As the pineapple industry declined with the ceasing of Del Monte’s operations in the late 2000s, the State acquired more and more fallow agricultural lands. In 2018, OHA drafted a conceptual master plan for more than 500 acres of land under its stewardship surrounding Kūkaniloko. The plan, revised in 2021, made no mention of Noguchi’s design.

Noguchi’s passionate efforts, however, did help spark and maintain attention on the site when it was vulnerable. But, ironically enough, by not implementing his plan, the deeper significance of the place was preserved and discovered anew. As more Hawaiian knowledge and stewardship is supported around the birthstones, people are gaining a great appreciation of Kūkaniloko’s significance to O‘ahu.

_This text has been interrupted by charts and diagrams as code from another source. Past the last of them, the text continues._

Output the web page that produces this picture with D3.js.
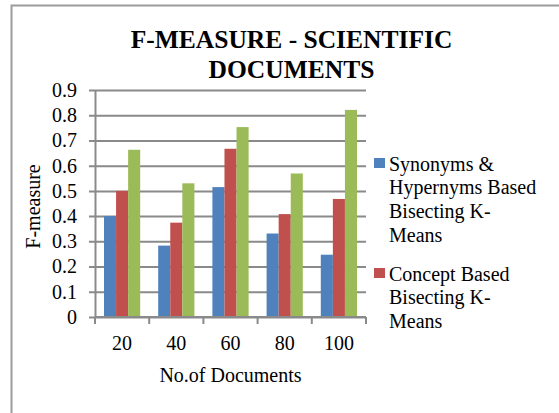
<!DOCTYPE html>
<html>
<head>
<meta charset="utf-8">
<script src="https://cdn.jsdelivr.net/npm/d3@7"></script>
<style>
  body { margin: 0; background: #fff; }
  #chart { width: 559px; height: 413px; }
  text { font-family: "Liberation Serif", "Times New Roman", serif; fill: #000; }
</style>
</head>
<body>
<div id="chart"></div>
<script>
// data
var categories = ["20", "40", "60", "80", "100"];
var seriesNames = ["Synonyms & Hypernyms Based Bisecting K-Means", "Concept Based Bisecting K-Means", "Series 3"];
var synonymsValues = [0.40, 0.283, 0.515, 0.331, 0.247];
var conceptValues = [0.50, 0.374, 0.667, 0.408, 0.468];
var thirdValues = [0.663, 0.530, 0.753, 0.569, 0.821];
var yTicks = [0, 0.1, 0.2, 0.3, 0.4, 0.5, 0.6, 0.7, 0.8, 0.9];
// legend text as wrapped in the source (third entry is cut off there)
var legendLines = [
    ["Synonyms &", "Hypernyms Based", "Bisecting K-", "Means"],
    ["Concept Based", "Bisecting K-", "Means"]
];
var colors = ["#4F81BD", "#C0504D", "#9BBB59"];

function drawChart() {
    var divElement = document.getElementById("chart");
    var width = 559, height = 413;
    var plot = { left: 95, right: 366, top: 90, bottom: 317 };
    var axisColor = "#8a8a8a";

    var svg = d3.select(divElement)
        .append("svg")
        .attr("width", width)
        .attr("height", height);

    // outer frame (runs off the right and bottom edges)
    svg.append("rect")
        .attr("x", 11.5).attr("y", 5.5)
        .attr("width", 600).attr("height", 500)
        .attr("fill", "none")
        .attr("stroke", "#9c9c9c")
        .attr("stroke-width", 2);

    var series = [synonymsValues, conceptValues, thirdValues];
    var rows = categories.map(function(c, i) {
        return { cat: c, values: series.map(function(s, j) { return { key: j, value: s[i] }; }) };
    });

    var x0 = d3.scaleBand().domain(categories).range([plot.left, plot.right])
        .paddingInner(0.332).paddingOuter(0.166);
    var x1 = d3.scaleBand().domain([0, 1, 2]).range([0, x0.bandwidth()]);
    var y = d3.scaleLinear().domain([0, 0.9]).range([plot.bottom, plot.top]);

    // y axis with gridlines
    var yAxis = svg.append("g")
        .attr("transform", "translate(" + plot.left + ",0)")
        .call(d3.axisLeft(y).tickValues(yTicks)
            .tickFormat(function(d) { return d === 0 ? "0" : d3.format(".1f")(d); })
            .tickSizeInner(-(plot.right - plot.left)).tickSizeOuter(0).tickPadding(18));
    yAxis.select(".domain").attr("stroke", axisColor).attr("stroke-width", 2);
    yAxis.selectAll(".tick line").attr("x1", -6).attr("stroke", axisColor).attr("stroke-width", 2);
    yAxis.selectAll(".tick text")
        .attr("font-family", "Liberation Serif, Times New Roman, serif")
        .attr("font-size", 20).attr("fill", "#000");

    // bars
    var groups = svg.append("g").selectAll("g")
        .data(rows)
        .join("g")
        .attr("transform", function(d) { return "translate(" + x0(d.cat) + ",0)"; });
    groups.selectAll("rect")
        .data(function(d) { return d.values; })
        .join("rect")
        .attr("x", function(d) { return x1(d.key); })
        .attr("width", x1.bandwidth())
        .attr("y", function(d) { return y(d.value); })
        .attr("height", function(d) { return y(0) - y(d.value); })
        .attr("fill", function(d) { return colors[d.key]; });

    // x axis: labels at centres, ticks at category boundaries
    var xAxis = svg.append("g")
        .attr("transform", "translate(0," + plot.bottom + ")")
        .call(d3.axisBottom(x0).tickSize(0).tickPadding(19));
    xAxis.select(".domain").remove();
    xAxis.selectAll(".tick text")
        .attr("font-family", "Liberation Serif, Times New Roman, serif")
        .attr("font-size", 20).attr("fill", "#000");
    svg.append("line")
        .attr("x1", plot.left).attr("x2", plot.right)
        .attr("y1", y(0)).attr("y2", y(0))
        .attr("stroke", axisColor).attr("stroke-width", 2);
    svg.append("g").selectAll("line")
        .data(d3.range(categories.length + 1))
        .join("line")
        .attr("x1", function(i) { return x0.range()[0] + i * x0.step(); })
        .attr("x2", function(i) { return x0.range()[0] + i * x0.step(); })
        .attr("y1", y(0)).attr("y2", y(0) + 7)
        .attr("stroke", axisColor).attr("stroke-width", 2);

    // titles
    var title = svg.append("text")
        .attr("text-anchor", "middle")
        .attr("font-size", 25.5)
        .attr("font-weight", "bold");
    title.append("tspan").attr("x", 291.5).attr("y", 48).text("F-MEASURE - SCIENTIFIC");
    title.append("tspan").attr("x", 291.5).attr("y", 78).text("DOCUMENTS");

    svg.append("text")
        .attr("x", (plot.left + plot.right) / 2)
        .attr("y", 382)
        .attr("text-anchor", "middle")
        .attr("font-size", 20)
        .text("No.of Documents");

    svg.append("text")
        .attr("transform", "translate(40," + ((plot.top + plot.bottom) / 2 + 3) + ") rotate(-90)")
        .attr("text-anchor", "middle")
        .attr("font-size", 20)
        .text("F-measure");

    // legend
    var lineH = 23.7, gap = 15.2;
    var top = 158;
    legendLines.forEach(function(lines, i) {
        var g = svg.append("g");
        g.append("rect")
            .attr("x", 374).attr("y", top)
            .attr("width", 11).attr("height", 10)
            .attr("fill", colors[i]);
        var t = g.append("text").attr("font-size", 20);
        lines.forEach(function(line, k) {
            t.append("tspan").attr("x", 389).attr("y", top + 12.7 + k * lineH).text(line);
        });
        top += lines.length * lineH + gap;
    });
}

drawChart();
</script>
</body>
</html>
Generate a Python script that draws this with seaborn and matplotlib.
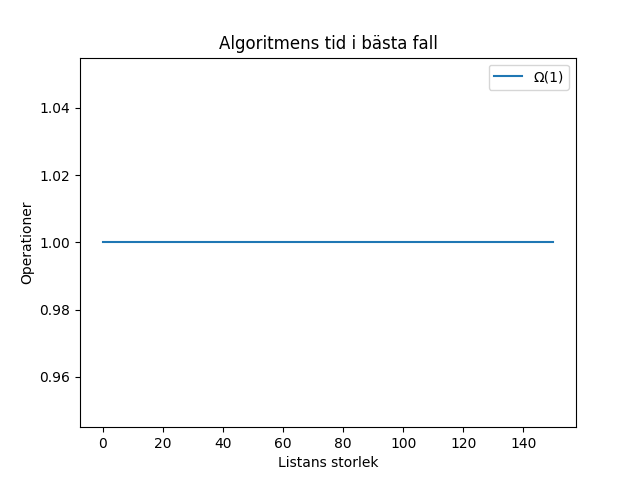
import matplotlib
matplotlib.use("Agg")
import matplotlib.pyplot as plt
import seaborn as sns
import pandas as pd

list_sizes = [0, 150]
operations = [1, 1]
series_label = "Ω(1)"

df = pd.DataFrame({"n": list_sizes, "ops": operations})
fig, ax = plt.subplots(figsize=(6.4, 4.8), dpi=100)
sns.lineplot(data=df, x="n", y="ops", ax=ax, label=series_label, color="#1f77b4")
ax.set_title("Algoritmens tid i bästa fall")
ax.set_xlabel("Listans storlek")
ax.set_ylabel("Operationer")
ax.legend(loc="upper right")
fig.savefig("out.png")
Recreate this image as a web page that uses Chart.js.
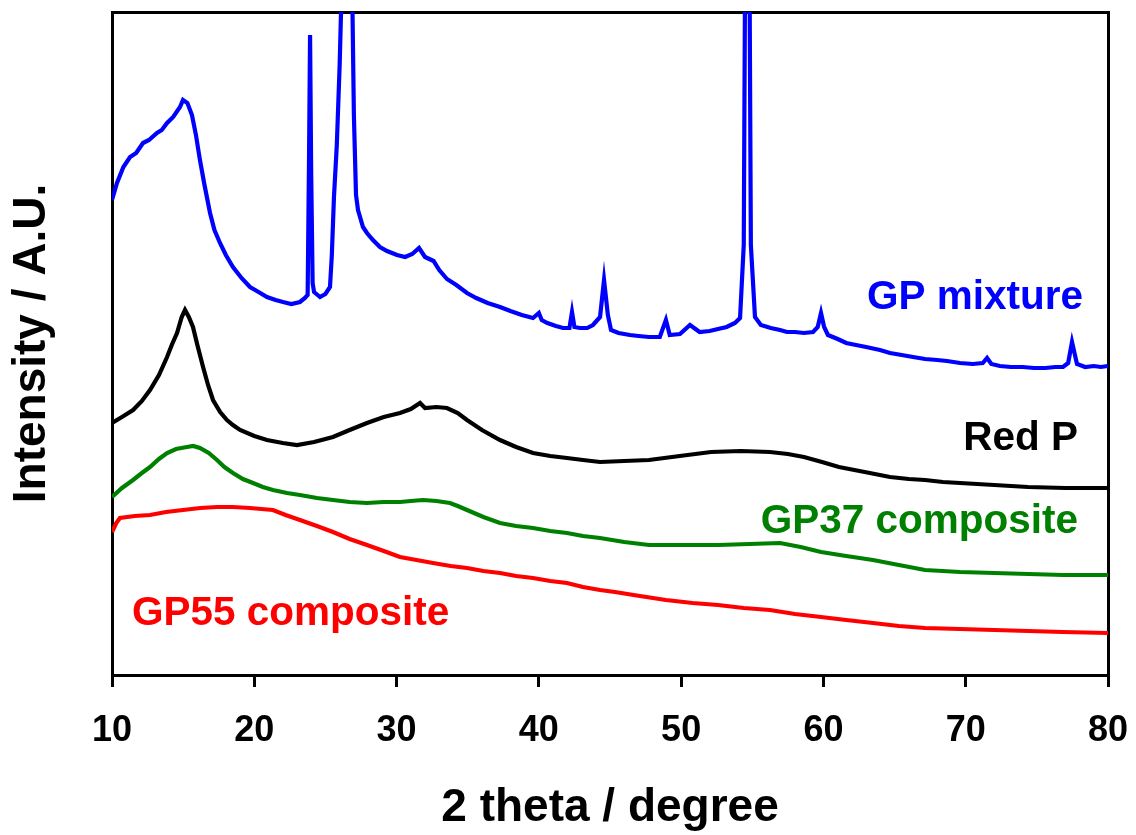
<!DOCTYPE html>
<html>
<head>
<meta charset="utf-8">
<script src="https://cdn.jsdelivr.net/npm/chart.js@4.4.1/dist/chart.umd.min.js"></script>
<style>
  html, body { margin: 0; padding: 0; background: #fff; }
  #wrap { width: 1136px; height: 835px; }
</style>
</head>
<body>
<div id="wrap"><canvas id="c" width="1136" height="835"></canvas></div>
<script>
// ---- data (2 theta in degrees, intensity in arbitrary units with offsets as in the figure) ----
const xTicks = [10, 20, 30, 40, 50, 60, 70, 80];

const gpMixtureTheta = [10, 10.35, 10.8, 11.27, 11.7, 12.18, 12.6, 13.16, 13.5, 13.87, 14.3, 14.78, 14.99, 15.3, 15.62, 15.9, 16.18, 16.5, 16.89, 17.2, 17.59, 18.0, 18.5, 19.1, 19.7, 20.3, 20.89, 21.5, 22.02, 22.6, 23.21, 23.56, 23.75, 23.85, 23.92, 24.0, 24.1, 24.2, 24.62, 25.0, 25.32, 25.45, 25.6, 25.8, 26.0, 26.2, 26.5, 26.85, 27.0, 27.15, 27.29, 27.64, 27.92, 28.34, 28.83, 29.33, 30.03, 30.6, 31.1, 31.58, 32.0, 32.6, 33.0, 33.54, 34.2, 34.95, 35.6, 36.4, 37.27, 38.0, 38.8, 39.59, 40.0, 40.2, 40.6, 41.2, 41.7, 42.15, 42.33, 42.5, 42.89, 43.4, 43.8, 44.3, 44.58, 44.85, 45.07, 45.6, 46.4, 47.0, 47.74, 48.5, 48.93, 49.2, 49.92, 50.62, 51.3, 52.0, 52.59, 53.2, 53.78, 54.14, 54.4, 54.5, 54.65, 54.8, 54.9, 55.19, 55.6, 56.3, 56.95, 57.44, 58.0, 58.63, 59.27, 59.6, 59.83, 60.05, 60.32, 61.0, 61.6, 62.29, 63.0, 63.97, 64.68, 65.5, 66.3, 67.14, 68.0, 68.68, 69.6, 70.5, 71.2, 71.5, 71.8, 72.4, 73.18, 74.0, 74.8, 75.6, 76.3, 76.84, 77.2, 77.47, 77.82, 78.4, 79.0, 79.5, 80];
const gpMixtureIntensity = [475, 492, 508, 518, 522, 532, 535, 542, 545, 552, 558, 568, 575, 572, 560, 540, 515, 490, 462, 445, 432, 420, 408, 397, 388, 383, 378, 375, 373, 371, 373, 377, 380, 520, 640, 500, 392, 383, 378, 381, 388, 420, 478, 530, 610, 720, 900, 720, 560, 480, 465, 448, 442, 435, 428, 424, 420, 418, 421, 427, 418, 414, 405, 396, 390, 382, 377, 372, 368, 364, 360, 357, 362, 355, 352, 349, 347, 347, 363, 348, 347, 347, 350, 358, 395, 360, 345, 342, 340, 339, 338, 338, 355, 340, 341, 350, 343, 344, 346, 348, 352, 357, 430, 720, 900, 720, 430, 358, 350, 347, 345, 343, 343, 342, 343, 348, 362, 348, 340, 336, 332, 330, 328, 325, 322, 320, 318, 316, 315, 314, 312, 311, 312, 317, 311, 309, 308, 308, 307, 307, 308, 308, 312, 333, 311, 308, 309, 308, 309];

const redPTheta = [10, 10.7, 11.48, 12.1, 12.67, 13.3, 13.87, 14.2, 14.57, 14.9, 15.13, 15.4, 15.69, 16.0, 16.4, 16.75, 17.1, 17.6, 18.08, 18.5, 19.0, 20.0, 20.89, 22.0, 23.0, 24.2, 25.53, 26.7, 27.92, 29.1, 30.24, 31.0, 31.65, 32.0, 32.8, 33.54, 34.3, 34.95, 36.0, 37.27, 38.4, 39.59, 40.8, 41.98, 43.1, 44.3, 46.0, 47.74, 49.9, 52.1, 54.2, 56.24, 57.5, 58.63, 59.9, 61.09, 62.9, 64.68, 66.0, 67.14, 68.4, 69.6, 72.0, 74.38, 77.0, 80];
const redPIntensity = [252, 258, 265, 274, 285, 300, 318, 330, 342, 358, 365, 358, 348, 330, 308, 290, 275, 263, 255, 250, 245, 239, 235, 232, 230, 233, 238, 245, 252, 258, 262, 266, 272, 267, 268, 267, 262, 255, 245, 235, 228, 222, 219, 217, 215, 213, 214, 215, 219, 223, 224, 223, 221, 218, 213, 208, 203, 198, 196, 195, 193, 192, 190, 188, 187, 187];

const gp37Theta = [10, 10.7, 11.48, 12.1, 12.67, 13.3, 13.87, 14.5, 15.27, 15.7, 16.18, 16.8, 17.38, 17.9, 18.5, 19.2, 19.91, 20.6, 21.31, 22.3, 23.21, 24.4, 25.53, 26.7, 27.92, 29.1, 30.24, 31.0, 31.86, 32.8, 33.75, 34.3, 34.95, 36.1, 37.27, 38.4, 39.59, 40.8, 41.98, 43.1, 44.3, 46.0, 47.74, 50.2, 52.59, 54.8, 56.95, 58.4, 59.83, 61.6, 63.48, 65.3, 67.14, 69.6, 72.0, 74.4, 76.84, 80];
const gp37Intensity = [178, 187, 195, 202, 208, 216, 222, 226, 228, 229, 227, 222, 215, 208, 202, 196, 192, 188, 185, 182, 180, 177, 175, 173, 172, 173, 173, 174, 175, 174, 172, 169, 165, 158, 152, 149, 147, 144, 142, 139, 137, 133, 130, 130, 130, 131, 132, 128, 123, 119, 115, 110, 105, 103, 102, 101, 100, 100];

const gp55Theta = [10, 10.3, 10.56, 11.6, 12.67, 13.8, 14.99, 16.2, 17.38, 18.5, 19.7, 20.5, 21.31, 22.2, 23.21, 24.4, 25.53, 26.7, 27.92, 29.1, 30.24, 31.4, 32.56, 33.8, 34.95, 36.1, 37.27, 38.4, 39.59, 40.8, 41.98, 43.1, 44.3, 45.35, 47.1, 48.93, 50.8, 52.59, 54.4, 56.24, 58.0, 59.83, 61.6, 63.48, 65.3, 67.14, 69.6, 72.0, 74.4, 76.84, 80];
const gp55Intensity = [143, 152, 157, 159, 160, 163, 165, 167, 168, 168, 167, 166, 165, 160, 155, 149, 143, 136, 130, 124, 118, 115, 112, 109, 107, 104, 102, 99, 97, 94, 92, 88, 85, 83, 79, 75, 72, 70, 67, 65, 61, 58, 55, 52, 49, 47, 46, 45, 44, 43, 42];

const seriesNames = ['GP mixture', 'Red P', 'GP37 composite', 'GP55 composite'];
const seriesColors = ['#0000FF', '#000000', '#008000', '#FF0000'];

// label anchors in data units
const labelTheta = [78.24, 77.9, 77.9, 11.4];
const labelIntensity = [377, 236, 153, 61];
const labelAlign = ['right', 'right', 'right', 'left'];

// ---- chart ----
const FONT = "'Liberation Sans', Arial, Helvetica, sans-serif";

function toPoints(xs, ys) { return xs.map((x, i) => ({ x: x, y: ys[i] })); }

const allSeries = [
  toPoints(gpMixtureTheta, gpMixtureIntensity),
  toPoints(redPTheta, redPIntensity),
  toPoints(gp37Theta, gp37Intensity),
  toPoints(gp55Theta, gp55Intensity)
];

const inlineLabels = {
  id: 'inlineLabels',
  afterDatasetsDraw(chart) {
    const ctx = chart.ctx;
    const xs = chart.scales.x, ys = chart.scales.y;
    ctx.save();
    ctx.font = 'bold 40.5px ' + FONT;
    ctx.textBaseline = 'middle';
    seriesNames.forEach((name, i) => {
      ctx.fillStyle = seriesColors[i];
      ctx.textAlign = labelAlign[i];
      ctx.fillText(name, xs.getPixelForValue(labelTheta[i]), ys.getPixelForValue(labelIntensity[i]));
    });
    ctx.restore();
  }
};

new Chart(document.getElementById('c'), {
  type: 'line',
  data: {
    datasets: allSeries.map((pts, i) => ({
      label: seriesNames[i],
      data: pts,
      borderColor: seriesColors[i],
      backgroundColor: seriesColors[i],
      borderWidth: 4.2,
      pointRadius: 0,
      tension: 0,
      fill: false,
      xAxisID: 'x',
      yAxisID: 'y'
    }))
  },
  options: {
    responsive: false,
    animation: false,
    devicePixelRatio: 1,
    layout: { padding: { top: 12, right: 28, left: 0, bottom: 0 } },
    plugins: { legend: { display: false }, tooltip: { enabled: false } },
    scales: {
      x: {
        type: 'linear',
        position: 'bottom',
        min: 10, max: 80,
        afterBuildTicks: (s) => { s.ticks = xTicks.map(v => ({ value: v })); },
        afterFit: (s) => { s.height = 160; s.paddingLeft = 0; s.paddingRight = 0; },
        ticks: {
          color: '#000',
          font: { family: FONT, size: 36, weight: 'bold' },
          padding: 22,
          maxRotation: 0
        },
        grid: { display: true, drawOnChartArea: false, drawTicks: true, tickLength: 12, lineWidth: 3, color: '#000' },
        border: { display: true, color: '#000', width: 3 },
        title: {
          display: true,
          text: '2 theta / degree',
          color: '#000',
          font: { family: FONT, size: 46, weight: 'bold', lineHeight: 1.1 },
          padding: { top: 0, bottom: 1 }
        }
      },
      y: {
        type: 'linear',
        position: 'left',
        min: 0, max: 663,
        afterFit: (s) => { s.width = 112; },
        ticks: { display: false },
        grid: { display: false, drawTicks: false },
        border: { display: true, color: '#000', width: 3 },
        title: {
          display: true,
          text: 'Intensity / A.U.',
          color: '#000',
          font: { family: FONT, size: 46, weight: 'bold', lineHeight: 1.2 },
          padding: { top: 5, bottom: 0 }
        }
      },
      x2: {
        type: 'linear',
        position: 'top',
        display: true,
        min: 10, max: 80,
        afterFit: (s) => { s.height = 0; s.paddingLeft = 0; s.paddingRight = 0; },
        ticks: { display: false },
        grid: { display: false, drawTicks: false },
        border: { display: true, color: '#000', width: 3 }
      },
      y2: {
        type: 'linear',
        position: 'right',
        display: true,
        min: 0, max: 663,
        afterFit: (s) => { s.width = 0; },
        ticks: { display: false },
        grid: { display: false, drawTicks: false },
        border: { display: true, color: '#000', width: 3 }
      }
    }
  },
  plugins: [inlineLabels]
});
</script>
</body>
</html>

Meanwhile, following centuries of deforestation due to plantation agriculture and colonization, the community has started a reforestation campaign on the surrounding acreage. Where Noguchi was trying to preserve a past encroached on by pineapple fields, it is the pineapple that has faded since his death in 1988. 

“I allowed myself to become involved in designing an earth mound for the sacred birth rocks of Kūkaniloko upon the instigation of Paul Yamanaka,” Noguchi wrote fondly in 1977, “and as my homage to the original people of Hawaii, some of whose descendants I had the pleasure of meeting. This was my way to make restitution for my disturbance that I might have caused to the spirits of Hawaii with the other work.” 

Today, Noguchi is also gone, but Kūkaniloko remains.